For now, though, the funding decrease means local Jewish institutions will have to look elsewhere to finance security improvement projects.
According to FEMA, the grant “provides support for target hardening and other physical security enhancements to nonprofit organizations that are at high risk of terrorist attack.”
Target hardening refers to increased security measures at so-called “soft” targets — unprotected civilian institutions. After large-scale terrorist attacks at a Florida gay nightclub in June and, closer to home, at a regional government building in San Bernardino in December, awareness of such vulnerabilities is higher than ever.
“Hate-motivated violence threatens many communities in our state and district,” Lieu wrote in the DHS letter.
He added, “In my district alone, there are more than 50 religious institutions and schools, common targets for hate crimes.”
He listed Los Angeles’ African-American, Latino, Jewish, Muslim, LGBT, Sikh and Asian-American communities as potential targets.
One of the 2015 grantees in Los Angeles falls under two of those categories.

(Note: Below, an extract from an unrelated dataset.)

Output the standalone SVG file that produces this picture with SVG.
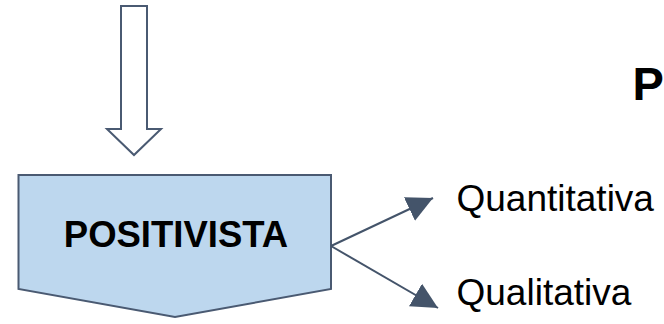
<svg xmlns="http://www.w3.org/2000/svg" width="664" height="324" viewBox="0 0 664 324">
<style>
.shape{stroke:#4A5A72;stroke-width:2;stroke-linejoin:miter}
.conn{stroke:#44546A;stroke-width:2;fill:none}
.bold{font-family:"Liberation Sans",Arial,sans-serif;font-weight:bold;fill:#000}
.reg{font-family:"Liberation Sans",Arial,sans-serif;fill:#000}
</style>
<defs>
<marker id="ah" viewBox="0 0 10 10" refX="10" refY="5" markerWidth="26" markerHeight="26" markerUnits="userSpaceOnUse" orient="auto">
<path d="M0,0 L10,5 L0,10 z" fill="#44546A"/>
</marker>
</defs>
<rect width="664" height="324" fill="#fff"/>
<g id="arrow-in">
<polygon class="shape" fill="#fff" points="121,6 147,6 147,129 161,129 134,155 107,129 121,129"/>
</g>
<g id="positivista">
<polygon class="shape" fill="#BDD7EE" points="18.5,175 331,175 331,289 175,317 18.5,289"/>
<text class="bold" x="176" y="247" font-size="36.5" text-anchor="middle">POSITIVISTA</text>
</g>
<g id="connectors">
<line class="conn" x1="331" y1="246" x2="433" y2="198" marker-end="url(#ah)"/>
<line class="conn" x1="331" y1="246" x2="438" y2="308" marker-end="url(#ah)"/>
</g>
<g id="quantitativa">
<text class="reg" x="456.5" y="211" font-size="37">Quantitativa</text>
</g>
<g id="qualitativa">
<text class="reg" x="456.5" y="305" font-size="37">Qualitativa</text>
</g>
<g id="title">
<text class="bold" x="632.5" y="100" font-size="47">P</text>
</g>
</svg>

Beth Chayim Chadashim, an LGBT synagogue in the Pico-Robertson neighborhood, received $63,500 last year, which it is putting toward security upgrades to its facility, said Ruth Geffner, the synagogue’s executive director.
Geffner said that for BCC, the FEMA grant “means that we’re not pulling from our budget” to improve the security of its members.
“These funds are either funds that we wouldn’t have or that we would have to pull from somewhere else,” she said.
Other local grant recipients in 2015 include Chabad houses in West Hills and Woodland Hills, New Community Jewish High School (now known as de Toledo High School) and Young Israel of North Beverly Hills.